### Requirements
Pictures are not part of the copy. Retype the lines from the first one through the line that contains "import * as".

### Data for processing

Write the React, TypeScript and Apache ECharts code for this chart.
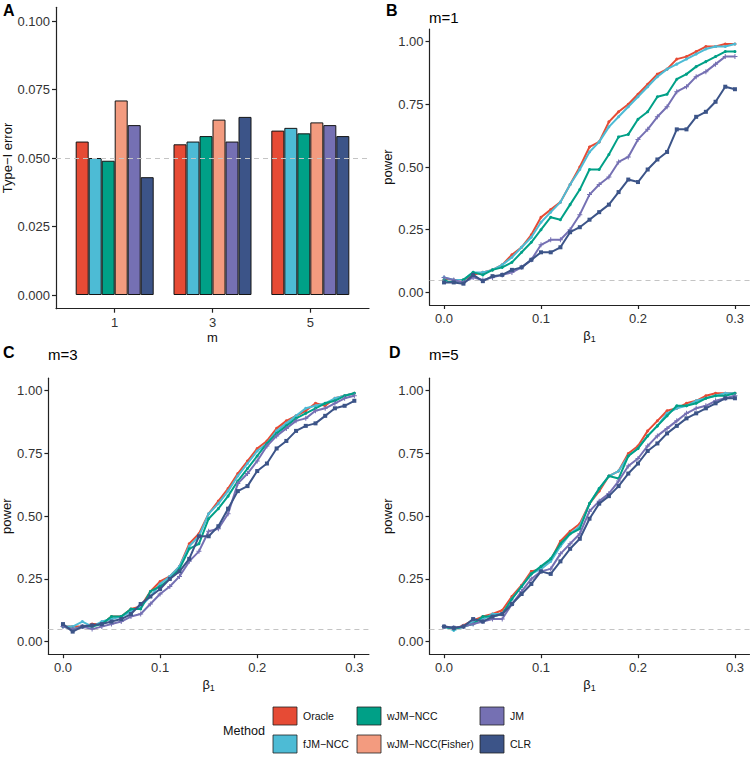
import React, { useEffect, useRef } from "react";
import * as echarts from "echarts";

// ---------- data ----------
const methods = ["Oracle", "fJM\u2212NCC", "wJM\u2212NCC", "wJM\u2212NCC(Fisher)", "JM", "CLR"];
const methodColors = ["#E64B35", "#4DBBD5", "#00A087", "#F39B7F", "#7570B3", "#3C5488"];

const mValues = [1, 3, 5];
const t1Oracle = [0.056, 0.055, 0.060];
const t1FJM = [0.050, 0.056, 0.061];
const t1WJM = [0.049, 0.058, 0.059];
const t1Fisher = [0.071, 0.064, 0.063];
const t1JM = [0.062, 0.056, 0.062];
const t1CLR = [0.043, 0.065, 0.058];
const typeITicks = [0, 0.025, 0.05, 0.075, 0.1];

const beta = [0, 0.01, 0.02, 0.03, 0.04, 0.05, 0.06, 0.07, 0.08, 0.09, 0.1, 0.11, 0.12, 0.13, 0.14, 0.15,
  0.16, 0.17, 0.18, 0.19, 0.2, 0.21, 0.22, 0.23, 0.24, 0.25, 0.26, 0.27, 0.28, 0.29, 0.3];
const betaTicks = [0, 0.1, 0.2, 0.3];
const powerTicks = [0, 0.25, 0.5, 0.75, 1];
const nominalLevel = 0.05;

// m = 1
const m1Oracle = [0.05, 0.05, 0.05, 0.07, 0.08, 0.09, 0.11, 0.15, 0.18, 0.23, 0.30, 0.33, 0.36, 0.43, 0.50, 0.58, 0.60, 0.68, 0.72, 0.75, 0.79, 0.83, 0.87, 0.89, 0.93, 0.94, 0.96, 0.98, 0.98, 0.99, 0.99];
const m1FJM = [0.06, 0.05, 0.05, 0.08, 0.08, 0.09, 0.11, 0.14, 0.18, 0.22, 0.28, 0.32, 0.36, 0.43, 0.49, 0.56, 0.60, 0.66, 0.70, 0.74, 0.78, 0.82, 0.86, 0.89, 0.91, 0.93, 0.95, 0.97, 0.98, 0.98, 0.99];
const m1WJM = [0.05, 0.04, 0.05, 0.08, 0.07, 0.09, 0.10, 0.12, 0.16, 0.20, 0.25, 0.30, 0.29, 0.35, 0.41, 0.49, 0.49, 0.55, 0.62, 0.63, 0.69, 0.72, 0.78, 0.79, 0.85, 0.87, 0.90, 0.92, 0.94, 0.96, 0.96];
const m1JM = [0.06, 0.05, 0.04, 0.06, 0.05, 0.06, 0.07, 0.08, 0.10, 0.13, 0.19, 0.21, 0.21, 0.25, 0.31, 0.39, 0.43, 0.46, 0.52, 0.54, 0.61, 0.65, 0.70, 0.74, 0.80, 0.82, 0.86, 0.88, 0.91, 0.94, 0.94];
const m1CLR = [0.04, 0.04, 0.035, 0.07, 0.045, 0.065, 0.07, 0.09, 0.10, 0.13, 0.16, 0.16, 0.18, 0.24, 0.26, 0.29, 0.32, 0.35, 0.40, 0.45, 0.44, 0.49, 0.53, 0.56, 0.65, 0.65, 0.70, 0.72, 0.76, 0.82, 0.81];

// m = 3
const m3Oracle = [0.06, 0.06, 0.06, 0.07, 0.07, 0.10, 0.10, 0.13, 0.14, 0.20, 0.24, 0.26, 0.30, 0.39, 0.43, 0.51, 0.56, 0.61, 0.67, 0.72, 0.77, 0.80, 0.85, 0.88, 0.90, 0.92, 0.95, 0.94, 0.97, 0.98, 0.99];
const m3FJM = [0.06, 0.06, 0.08, 0.06, 0.08, 0.09, 0.10, 0.12, 0.14, 0.18, 0.23, 0.26, 0.30, 0.38, 0.42, 0.51, 0.55, 0.60, 0.66, 0.71, 0.76, 0.79, 0.84, 0.87, 0.90, 0.93, 0.94, 0.95, 0.97, 0.98, 0.99];
const m3WJM = [0.06, 0.05, 0.06, 0.06, 0.07, 0.10, 0.10, 0.13, 0.13, 0.20, 0.22, 0.25, 0.29, 0.37, 0.39, 0.49, 0.53, 0.58, 0.64, 0.69, 0.74, 0.79, 0.83, 0.86, 0.89, 0.91, 0.93, 0.95, 0.96, 0.98, 0.99];
const m3JM = [0.06, 0.05, 0.06, 0.05, 0.06, 0.07, 0.08, 0.10, 0.11, 0.15, 0.19, 0.22, 0.26, 0.32, 0.36, 0.44, 0.45, 0.51, 0.63, 0.67, 0.72, 0.78, 0.82, 0.85, 0.88, 0.89, 0.92, 0.93, 0.95, 0.97, 0.98];
const m3CLR = [0.07, 0.04, 0.06, 0.065, 0.07, 0.08, 0.09, 0.11, 0.15, 0.18, 0.21, 0.25, 0.28, 0.33, 0.42, 0.42, 0.46, 0.53, 0.60, 0.62, 0.68, 0.71, 0.77, 0.80, 0.84, 0.86, 0.87, 0.90, 0.93, 0.94, 0.96];

// m = 5
const m5Oracle = [0.06, 0.05, 0.065, 0.085, 0.10, 0.11, 0.125, 0.18, 0.225, 0.28, 0.29, 0.325, 0.40, 0.44, 0.47, 0.55, 0.60, 0.66, 0.68, 0.75, 0.78, 0.84, 0.88, 0.92, 0.93, 0.95, 0.96, 0.98, 0.99, 0.99, 0.99];
const m5FJM = [0.06, 0.045, 0.06, 0.08, 0.09, 0.11, 0.11, 0.17, 0.22, 0.27, 0.29, 0.32, 0.38, 0.43, 0.46, 0.55, 0.61, 0.66, 0.68, 0.74, 0.77, 0.82, 0.86, 0.91, 0.93, 0.94, 0.96, 0.97, 0.98, 0.99, 0.99];
const m5WJM = [0.06, 0.05, 0.06, 0.07, 0.10, 0.10, 0.11, 0.17, 0.22, 0.27, 0.30, 0.33, 0.39, 0.43, 0.45, 0.55, 0.61, 0.66, 0.65, 0.74, 0.77, 0.82, 0.86, 0.90, 0.94, 0.94, 0.95, 0.97, 0.98, 0.98, 0.99];
const m5JM = [0.06, 0.055, 0.06, 0.07, 0.08, 0.09, 0.09, 0.15, 0.20, 0.25, 0.28, 0.29, 0.35, 0.39, 0.43, 0.52, 0.56, 0.59, 0.64, 0.70, 0.73, 0.78, 0.82, 0.85, 0.88, 0.91, 0.93, 0.94, 0.96, 0.97, 0.98];
const m5CLR = [0.06, 0.055, 0.06, 0.09, 0.08, 0.10, 0.11, 0.15, 0.19, 0.23, 0.28, 0.27, 0.32, 0.37, 0.41, 0.49, 0.55, 0.58, 0.62, 0.67, 0.71, 0.76, 0.79, 0.83, 0.86, 0.89, 0.91, 0.93, 0.95, 0.97, 0.97];

const typeIByMethod = [t1Oracle, t1FJM, t1WJM, t1Fisher, t1JM, t1CLR];
const powerPanels = [
  { title: "m=1", series: [m1Oracle, m1FJM, m1WJM, null, m1JM, m1CLR] },
  { title: "m=3", series: [m3Oracle, m3FJM, m3WJM, null, m3JM, m3CLR] },
  { title: "m=5", series: [m5Oracle, m5FJM, m5WJM, null, m5JM, m5CLR] },
];

// ---------- style ----------
const FONT = "'Liberation Sans', Arial, sans-serif";
const AXIS = "#222";
const TICKTXT = "#333";
const plusSymbol = "path://M-0.8,-4H0.8V-0.8H4V0.8H0.8V4H-0.8V0.8H-4V-0.8H-0.8Z";
const lineSymbols = ["circle", "circle", "circle", "rect", plusSymbol, "rect"];

const grids = [
  { left: 56, top: 7.3, width: 313, height: 301.4 },
  { left: 429.5, top: 29, width: 320, height: 276 },
  { left: 48.4, top: 378.2, width: 320.5, height: 276 },
  { left: 429.5, top: 378.2, width: 320, height: 276 },
];

function axisBase(gridIndex: number) {
  return {
    gridIndex,
    axisLine: { show: true, onZero: false, lineStyle: { color: AXIS, width: 1.2 } },
    splitLine: { show: false },
  };
}

function buildOption() {
  const xAxis: any[] = [];
  const yAxis: any[] = [];
  const series: any[] = [];
  const betaName = "{a|\u03b2}{b|1}";
  const betaRich = {
    a: { fontSize: 13, fontFamily: FONT, color: "#111", lineHeight: 16 },
    b: { fontSize: 9, fontFamily: FONT, color: "#111", lineHeight: 9, verticalAlign: "bottom" },
  };

  // Panel A
  xAxis.push({
    ...axisBase(0),
    type: "value",
    min: -0.2,
    max: 6.2,
    name: "m",
    nameLocation: "middle",
    nameGap: 22,
    nameTextStyle: { fontSize: 13, fontFamily: FONT, color: "#111" },
    axisTick: { show: true, length: 4, lineStyle: { color: AXIS, width: 1.2 }, customValues: mValues },
    axisLabel: { customValues: mValues, fontSize: 13, fontFamily: FONT, color: TICKTXT, margin: 7 },
  });
  yAxis.push({
    ...axisBase(0),
    type: "value",
    min: -0.005,
    max: 0.105,
    name: "Type\u2212I error",
    nameLocation: "middle",
    nameGap: 40,
    nameTextStyle: { fontSize: 13, fontFamily: FONT, color: "#111" },
    axisTick: { show: true, length: 4, lineStyle: { color: AXIS, width: 1.2 }, customValues: typeITicks },
    axisLabel: {
      customValues: typeITicks,
      fontSize: 13,
      fontFamily: FONT,
      color: TICKTXT,
      margin: 6,
      formatter: (v: number) => v.toFixed(3),
    },
  });
  methods.forEach((name, i) => {
    series.push({
      type: "bar",
      name,
      xAxisIndex: 0,
      yAxisIndex: 0,
      barWidth: 13,
      barGap: "0%",
      itemStyle: { color: methodColors[i], borderColor: "#151515", borderWidth: 1 },
      data: mValues.map((m, k) => [m, typeIByMethod[i][k]]),
      ...(i === 0
        ? {
            markLine: {
              silent: true,
              symbol: ["none", "none"],
              label: { show: false },
              z: 10,
              lineStyle: { color: "#C4C4C4", type: [5, 4], width: 1.1 },
              data: [{ yAxis: nominalLevel }],
            },
          }
        : {}),
    });
  });

  // Panels B, C, D
  powerPanels.forEach((p, pi) => {
    const gi = pi + 1;
    xAxis.push({
      ...axisBase(gi),
      type: "value",
      min: -0.015,
      max: 0.315,
      name: betaName,
      nameLocation: "middle",
      nameGap: 22,
      nameTextStyle: { rich: betaRich },
      axisTick: { show: true, length: 4, lineStyle: { color: AXIS, width: 1.2 }, customValues: betaTicks },
      axisLabel: {
        customValues: betaTicks,
        fontSize: 13,
        fontFamily: FONT,
        color: TICKTXT,
        margin: 7,
        formatter: (v: number) => v.toFixed(1),
      },
    });
    yAxis.push({
      ...axisBase(gi),
      type: "value",
      min: -0.05,
      max: 1.05,
      name: "power",
      nameLocation: "middle",
      nameGap: 31.5,
      nameTextStyle: { fontSize: 13, fontFamily: FONT, color: "#111" },
      axisTick: { show: true, length: 4, lineStyle: { color: AXIS, width: 1.2 }, customValues: powerTicks },
      axisLabel: {
        customValues: powerTicks,
        fontSize: 13,
        fontFamily: FONT,
        color: TICKTXT,
        margin: 6,
        formatter: (v: number) => v.toFixed(2),
      },
    });
    let first = true;
    p.series.forEach((vals, i) => {
      if (!vals) return;
      series.push({
        type: "line",
        name: methods[i],
        xAxisIndex: gi,
        yAxisIndex: gi,
        z: 2 + i,
        symbol: lineSymbols[i],
        symbolSize: i === 4 ? 5 : i === 5 ? 4 : 3,
        showSymbol: true,
        lineStyle: { color: methodColors[i], width: 2 },
        itemStyle: { color: methodColors[i] },
        data: beta.map((b, k) => [b, vals[k]]),
        ...(first
          ? {
              markLine: {
                silent: true,
                symbol: ["none", "none"],
                label: { show: false },
                lineStyle: { color: "#C4C4C4", type: [5, 4], width: 1.1 },
                data: [{ yAxis: nominalLevel }],
              },
            }
          : {}),
      });
      first = false;
    });
  });

  // titles & legend as graphics
  const graphic: any[] = [];
  const letters = [
    { t: "A", x: 3, y: 10 },
    { t: "B", x: 386, y: 10 },
    { t: "C", x: 3, y: 352 },
    { t: "D", x: 389, y: 352 },
  ];
  letters.forEach((l) =>
    graphic.push({
      type: "text",
      x: l.x,
      y: l.y,
      style: { text: l.t, font: `bold 16px ${FONT}`, fill: "#000", verticalAlign: "middle" },
    })
  );
  const titlePos = [
    { x: 429, y: 17 },
    { x: 48, y: 354 },
    { x: 429, y: 354 },
  ];
  powerPanels.forEach((p, i) =>
    graphic.push({
      type: "text",
      x: titlePos[i].x,
      y: titlePos[i].y,
      style: { text: p.title, font: `15px ${FONT}`, fill: "#000", verticalAlign: "middle" },
    })
  );
  graphic.push({
    type: "text",
    x: 223,
    y: 731,
    style: { text: "Method", font: `12.6px ${FONT}`, fill: "#111", verticalAlign: "middle" },
  });
  const colX = [273, 357, 480];
  const rowY = [707, 735];
  methods.forEach((name, i) => {
    const cx = colX[Math.floor(i / 2)];
    const ry = rowY[i % 2];
    graphic.push({
      type: "rect",
      shape: { x: cx, y: ry, width: 24, height: 18 },
      style: { fill: methodColors[i], stroke: "#222", lineWidth: 0.8 },
    });
    graphic.push({
      type: "text",
      x: cx + 30,
      y: ry + 9,
      style: { text: name, font: `10.5px ${FONT}`, fill: "#111", verticalAlign: "middle" },
    });
  });

  return {
    animation: false,
    backgroundColor: "#fff",
    textStyle: { fontFamily: FONT },
    grid: grids.map((g) => ({ ...g, containLabel: false, outerBoundsMode: "none" })),
    xAxis,
    yAxis,
    series,
    graphic,
  };
}

export default function App() {
  const ref = useRef<HTMLDivElement>(null);
  useEffect(() => {
    if (!ref.current) return;
    const chart = echarts.init(ref.current, null, { renderer: "svg" });
    chart.setOption(buildOption() as any);
    return () => chart.dispose();
  }, []);
  return (
    <div
      ref={ref}
      style={{ position: "absolute", left: 0, top: 0, width: 752, height: 759, background: "#fff" }}
    />
  );
}
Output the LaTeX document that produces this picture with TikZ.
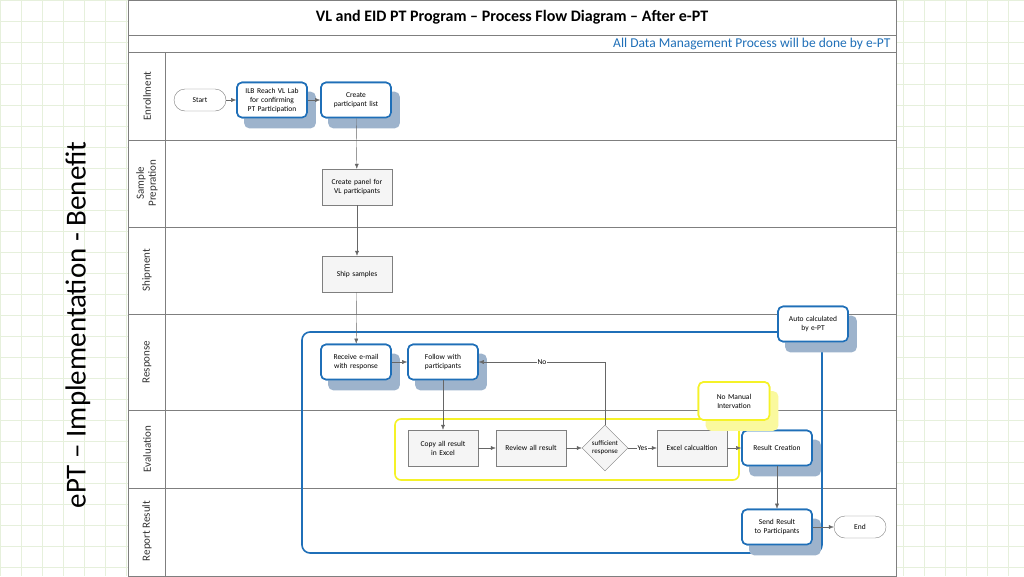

### Solved problem
Write the React, TypeScript and Apache ECharts code for this chart.
import React, { useEffect, useRef } from "react";
import * as echarts from "echarts";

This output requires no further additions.